¡Qué miedo da el miedo! Y ellos por él estaban como muertos. ¿Dónde iban a ir? ¡Eran galileos! ¿Cómo salir a la calle después de lo que habían hecho a Jesús? ¡Miedo! Ese sentimiento que encoge el cuerpo, confunde la mente y congela el alma. Mejor estar encerrados con las puertas bien echadas. Encerrados para sobrevivir en la creencia de que no había salida en algo que nunca acabaría.
Y en esa situación tienen la experiencia del Resucitado. Él “atraviesa” las puertas de su terror y les dice: “Paz a vosotros”. Esa paz que caracterizaba a Jesús en su vida y en su pasión, es la que se les ofrecía. Sintieron cómo el invierno pasaba y llegaba la primavera a sus corazones; cómo los nubarrones del miedo dejaban un claro para que les llegara un rayo de fortaleza y esperanza. Era necesario abrir las puertas para continuar la misión que el Padre había encomendado a Jesús, y que ahora, era la suya. Para ello necesitarían al Espíritu: para abrirles el entendimiento, para alentar su sentido, para insuflar su valentía y audacia.
Pero no todos estaban. Tomás, ¿qué estaría haciendo?

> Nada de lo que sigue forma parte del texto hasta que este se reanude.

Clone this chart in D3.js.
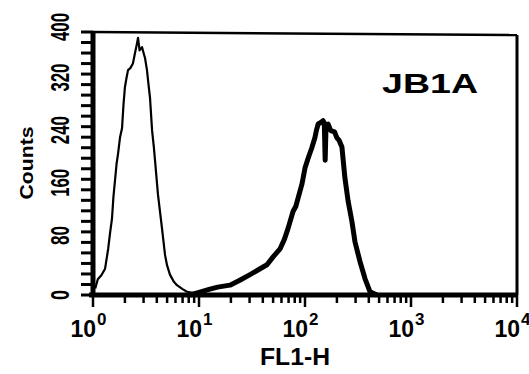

No lo sabemos; pero era lógico que se estuviera buscando la vida. Había que empezar de nuevo, ¿no? Tomás era el hombre desencantado, asustado, presionado por la situación. Ya había sufrido mucho como para hacer caso de lo que dicen que habían visto. La vida le había dado un palo tal que volver a creer en Jesús necesitaba verificación.

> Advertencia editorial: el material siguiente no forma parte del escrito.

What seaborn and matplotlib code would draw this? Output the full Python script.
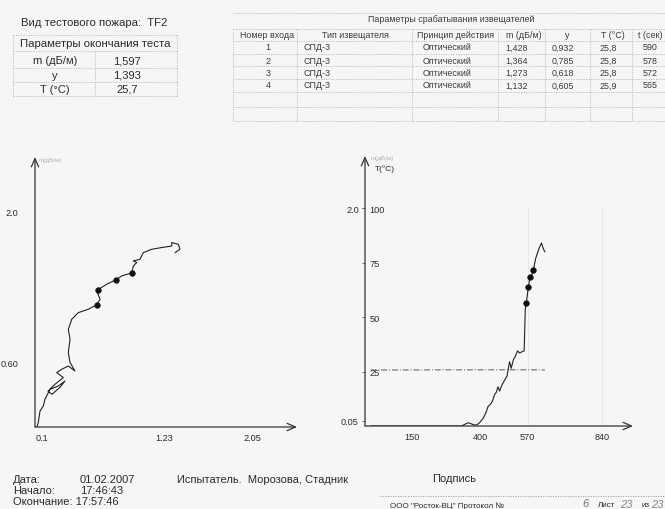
import numpy as np
import pandas as pd
import matplotlib
matplotlib.use("Agg")
import matplotlib.pyplot as plt
from matplotlib.lines import Line2D
import seaborn as sns

# ---------------- data ----------------
fire_type = "TF2"
end_labels = ["m (дБ/м)", "y", "T (°C)"]
end_values = ["1,597", "1,393", "25,7"]

table_headers = ["Номер входа", "Тип извещателя", "Принцип действия", "m (дБ/м)", "y", "T (°C)", "t (сек)"]
det_input = [1, 2, 3, 4]
det_type = ["СПД-3", "СПД-3", "СПД-3", "СПД-3"]
det_principle = ["Оптический", "Оптический", "Оптический", "Оптический"]
det_m = [1.428, 1.364, 1.273, 1.132]
det_y = [0.932, 0.785, 0.618, 0.605]
det_T = [25.8, 25.8, 25.8, 25.9]
det_t = [590, 578, 572, 565]

# left chart: m (dB/m) versus y, trajectory during the test
traj_y = [0.05, 0.063, 0.079, 0.110, 0.125, 0.172, 0.249, 0.311, 0.265, 0.19, 0.153, 0.218,
          0.296, 0.234, 0.281, 0.342, 0.404, 0.358, 0.342, 0.358, 0.342, 0.374, 0.435, 0.528,
          0.605, 0.637, 0.606, 0.618, 0.699, 0.785, 0.838, 0.932, 0.946, 0.978, 0.946, 1.008,
          1.039, 1.117, 1.21, 1.303, 1.303, 1.364, 1.38, 1.334]
traj_m = [0.0, 0.041, 0.148, 0.195, 0.257, 0.349, 0.38, 0.426, 0.368, 0.303, 0.331, 0.396,
          0.458, 0.504, 0.535, 0.565, 0.519, 0.597, 0.69, 0.813, 0.905, 0.998, 1.06, 1.091,
          1.132, 1.184, 1.26, 1.273, 1.323, 1.364, 1.40, 1.428, 1.492, 1.524, 1.539, 1.554,
          1.616, 1.647, 1.663, 1.677, 1.709, 1.693, 1.647, 1.616]

# right chart: m (dB/m) and T versus time
time_s = [0, 330, 345, 355, 365, 375, 385, 395, 408, 418, 426, 435, 442, 450, 456, 462, 468,
          475, 486, 495, 504, 510, 518, 525, 533, 540, 548, 557, 561, 565, 572, 578, 585, 590,
          599, 611, 620, 626, 632]
m_time = [0.0, 0.0, 0.02, 0.03, 0.02, 0.01, 0.01, 0.03, 0.07, 0.12, 0.18, 0.20, 0.23, 0.29,
          0.31, 0.36, 0.32, 0.37, 0.42, 0.46, 0.59, 0.53, 0.61, 0.64, 0.69, 0.67, 0.68, 0.69,
          1.07, 1.132, 1.273, 1.364, 1.39, 1.428, 1.54, 1.63, 1.68, 1.63, 1.597]
temp_time = [0, 560, 632]
temp_vals = [25.7, 25.8, 25.7]

left_xticks = [0.1, 1.23, 2.05]
left_yticks = [0.60, 2.0]
left_yticklabels = ["0.60", "2.0"]
right_xticks = [150, 400, 570, 840]
right_mticks = [0.05, 2.0]
right_mticklabels = ["0.05", "2.0"]
right_Tticks = [25, 50, 75, 100]

test_date = "01.02.2007"
t_start = "17:46:43"
t_end = "17:57:46"
testers = "Морозова, Стадник"

# ---------------- style ----------------
sns.set_theme(style="white")
plt.rcParams["font.family"] = ["Liberation Sans", "DejaVu Sans"]
BG = "#f6f6f4"
INK = "#2b2b2b"
GRID = "#b8b8b8"
TICK_FS = 6.6

W, H = 665, 510
fig = plt.figure(figsize=(6.65, 5.1), dpi=100, facecolor=BG)


def ftext(px, py, s, **kw):
    kw.setdefault("color", INK)
    kw.setdefault("va", "center")
    fig.text(px / W, 1 - py / H, s, **kw)


def fline(x0, y0, x1, y1, **kw):
    kw.setdefault("color", GRID)
    kw.setdefault("lw", 0.6)
    kw.setdefault("ls", (0, (1.5, 1.5)))
    fig.add_artist(Line2D([x0 / W, x1 / W], [1 - y0 / H, 1 - y1 / H],
                          transform=fig.transFigure, **kw))


def axes_px(x0, y0, x1, y1):
    return [x0 / W, 1 - y1 / H, (x1 - x0) / W, (y1 - y0) / H]


# ---------------- top-left block ----------------
ftext(21, 23, "Вид тестового пожара:  " + fire_type, fontsize=8.2, ha="left")
for yy in [36, 52, 69, 83, 97]:
    fline(13, yy, 177, yy)
for xx in [13, 177]:
    fline(xx, 36, xx, 97)
fline(95, 52, 95, 97)
ftext(95, 44, "Параметры окончания теста", fontsize=8.2, ha="center")
for lab, val, yy in zip(end_labels, end_values, [61, 76, 90]):
    ftext(55, yy, lab, fontsize=8, ha="center")
    ftext(127, yy, val, fontsize=8, ha="center")

# ---------------- top-right table ----------------
ftext(451, 20, "Параметры срабатывания извещателей", fontsize=6.4, ha="center", color="#3a3a3a")
for yy in [14, 30, 42, 55, 67, 80, 93, 108, 122]:
    fline(233, yy, 665, yy)
for xx in [233, 297, 412, 498, 545, 590, 632]:
    fline(xx, 30, xx, 122)
hdr_x = [267, 355, 456, 524, 567, 613, 650]
for hx, h in zip(hdr_x, table_headers):
    ftext(hx, 36, h, fontsize=6.4, ha="center", color="#3a3a3a")
row_y = [48, 61, 73.5, 86]
for i, ry in enumerate(row_y):
    ftext(268, ry, str(det_input[i]), fontsize=6.4, ha="center", color="#3a3a3a")
    ftext(303, ry, det_type[i], fontsize=6.4, ha="left", color="#3a3a3a")
    ftext(447, ry, det_principle[i], fontsize=6.4, ha="center", color="#3a3a3a")
    ftext(517, ry, f"{det_m[i]:.3f}".replace(".", ","), fontsize=6.4, ha="center", color="#3a3a3a")
    ftext(563, ry, f"{det_y[i]:.3f}".replace(".", ","), fontsize=6.4, ha="center", color="#3a3a3a")
    ftext(608, ry, f"{det_T[i]:.1f}".replace(".", ","), fontsize=6.4, ha="center", color="#3a3a3a")
    ftext(650, ry, str(det_t[i]), fontsize=6.4, ha="center", color="#3a3a3a")

# ---------------- left chart ----------------
ax1 = fig.add_axes(axes_px(35, 158, 297, 428))
ax1.set_facecolor("none")
traj = pd.DataFrame({"y": traj_y, "m": traj_m})
sns.lineplot(data=traj, x="y", y="m", sort=False, estimator=None, ax=ax1,
             color="#222222", lw=0.8)
dets = pd.DataFrame({"y": det_y, "m": det_m, "t": det_t})
sns.scatterplot(data=dets, x="y", y="m", ax=ax1, color="#111111", s=16,
                edgecolor="#111111", linewidth=0.5, zorder=5)
ax1.set_xlim(0.0325, 2.467)
ax1.set_ylim(0, 2.502)
ax1.set_xticks(left_xticks)
ax1.set_xticklabels([str(v) for v in left_xticks])
ax1.set_yticks(left_yticks)
ax1.set_yticklabels(left_yticklabels)
ax1.tick_params(axis="x", length=0, pad=4, labelsize=TICK_FS, labelcolor=INK)
ax1.tick_params(axis="y", length=0, pad=12, labelsize=TICK_FS, labelcolor=INK)
ax1.set_xlabel("")
ax1.set_ylabel("")
for sp in ax1.spines.values():
    sp.set_visible(False)
arrow = dict(arrowstyle="->,head_length=0.5,head_width=0.22", lw=0.9, color="#333333",
             shrinkA=0, shrinkB=0)
ax1.annotate("", xy=(1, 0), xytext=(0, 0), xycoords="axes fraction", arrowprops=arrow)
ax1.annotate("", xy=(0, 1), xytext=(0, 0), xycoords="axes fraction", arrowprops=arrow)
ax1.text(0.015, 0.99, "m(дБ/м)", transform=ax1.transAxes, fontsize=4.5, color="#b0b0b0",
         ha="left", va="center")

# ---------------- right chart ----------------
ax2 = fig.add_axes(axes_px(365, 157, 633, 427))
ax2.set_facecolor("none")
curve = pd.DataFrame({"t": time_s, "m": m_time})
ax2.vlines([right_xticks[2], right_xticks[3]], 0, 2.0, colors="#cfcfcf", lw=0.6,
           linestyles=(0, (1, 1.5)))
sns.lineplot(data=curve, x="t", y="m", estimator=None, ax=ax2, color="#222222", lw=0.8)
sns.scatterplot(data=dets, x="t", y="m", ax=ax2, color="#111111", s=16,
                edgecolor="#111111", linewidth=0.5, zorder=5)
ax2.set_xlim(-20.7, 952)
ax2.set_ylim(0, 2.478)
ax2.set_xticks(right_xticks)
ax2.set_xticklabels([str(v) for v in right_xticks])
ax2.set_yticks(right_mticks)
ax2.set_yticklabels(right_mticklabels)
ax2.tick_params(axis="x", length=0, pad=4, labelsize=TICK_FS, labelcolor=INK)
ax2.tick_params(axis="y", length=2.5, width=0.6, color="#555555", direction="out", pad=2,
                labelsize=TICK_FS, labelcolor=INK)
ax2.set_xlabel("")
ax2.set_ylabel("")
for sp in ax2.spines.values():
    sp.set_visible(False)
ax2.annotate("", xy=(1, 0), xytext=(0, 0), xycoords="axes fraction", arrowprops=arrow)
ax2.annotate("", xy=(0, 1), xytext=(0, 0), xycoords="axes fraction", arrowprops=arrow)

axT = ax2.twinx()
axT.set_facecolor("none")
temps = pd.DataFrame({"t": temp_time, "T": temp_vals})
sns.lineplot(data=temps, x="t", y="T", estimator=None, ax=axT, color="#555555", lw=0.7,
             linestyle=(0, (6, 2, 1, 2)))
axT.set_xlim(-20.7, 952)
axT.set_ylim(0, 123.9)
axT.set_ylabel("")
for sp in axT.spines.values():
    sp.set_visible(False)
axT.spines["right"].set_position(("axes", 0))
axT.set_yticks(right_Tticks)
axT.set_yticklabels([str(v) for v in right_Tticks])
axT.tick_params(axis="y", direction="in", length=2.5, width=0.6, color="#555555", pad=3,
                labelsize=TICK_FS, labelcolor=INK)
ax2.text(0.02, 0.995, "m(дБ/м)", transform=ax2.transAxes, fontsize=4.5, color="#b0b0b0",
         ha="left", va="center")
ax2.text(0.035, 0.955, "T(°C)", transform=ax2.transAxes, fontsize=6, color=INK,
         ha="left", va="center")

# ---------------- footer ----------------
ftext(13, 480, "Дата:", fontsize=8, ha="left")
ftext(80, 480, test_date, fontsize=8, ha="left")
ftext(177, 480, "Испытатель.  " + testers, fontsize=8, ha="left")
ftext(13, 491, "Начало:", fontsize=8, ha="left")
ftext(80, 491, t_start, fontsize=8, ha="left")
ftext(13, 502, "Окончание: " + t_end, fontsize=8, ha="left")
ftext(432, 479, "Подпись", fontsize=8, ha="left")
fline(380, 497, 665, 497, color="#9a9a9a")
ftext(390, 506, "ООО \"Росток-ВЦ\" Протокол №", fontsize=5.8, ha="left")
ftext(582, 504, "6", fontsize=8, ha="left", color="#777777", style="italic")
ftext(598, 506, "Лист", fontsize=5.8, ha="left")
ftext(620, 505, "23", fontsize=8, ha="left", color="#888888", style="italic")
ftext(641, 506, "из", fontsize=5.8, ha="left")
ftext(651, 505, "23", fontsize=8, ha="left", color="#888888", style="italic")

fig.savefig("out.png", dpi=100, facecolor=BG)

Días después se vuelve a repetir la escena. Tomás estaba allí. Jesús lo mira y se hace cargo de su situación. Delante tiene a un hombre roto y descreído; aquel que llegó a animar al grupo a acompañar a Jesús a casa de Lázaro aunque tuvieran que morir. El Resucitado empatiza con aquello que Tomás vive, se da cuenta que necesita tocar. Y le ofrece sus manos y su costado. De nuevo, la misericordia de Jesús es la que recompone a la persona. En vida, su entrañable misericordia, levantó a la pecadora, curó a los enfermos, integró a los excluidos y admitió en su mesa a los indeseados. Ahora, esa misma misericordia, es la que se abaja a Tomás para que éste pueda dar un paso más: el de creer sin ver. “Señor mío y Dios mío”. ¡Qué gran credo en tan pocas palabras! Como diría el Principito: “Lo esencial es invisible a los ojos”. Y en palabras del apóstol Pedro: “No habéis visto a Jesucristo, y lo amáis; no lo veis y creéis en él; y os alegráis con un gozo inefable y transfigurado, alcanzando así la meta de nuestra fe: nuestra propia salvación”.
Al Jesús de entrañas de misericordia le presentamos nuestros miedos y nuestras puertas cerradas. Y como comunidad creyente, presentamos las de la humanidad entera. Nosotros somos los asustados, los desencantados, los encerrados en nuestros miedos o en nuestro pueril orgullo y autosuficiencia. Como Tomás no nos sentimos reprochados en nuestra falta de fe, sino auxiliados por el Misericordioso que se asoma a nuestra existencia y nos dice: «Paz a vosotros”. Y nos da en su Espíritu lo que nos hace falta en cada momento para, no sólo no caer hundidos bajo la presión de nuestros miedos, sino para convertirnos en testigos de la Vida. Y apoyados y alentados los unos por los otros, como comunidad de pobres itinerantes, podemos decir “Señor mío y Dios mío”. Y se nos regala la misión de abrir sin miedo nuestras puertas para que otros, como Tomás en su momento, puedan reconocer al que tanto anhelaban en sus mismas resistencias.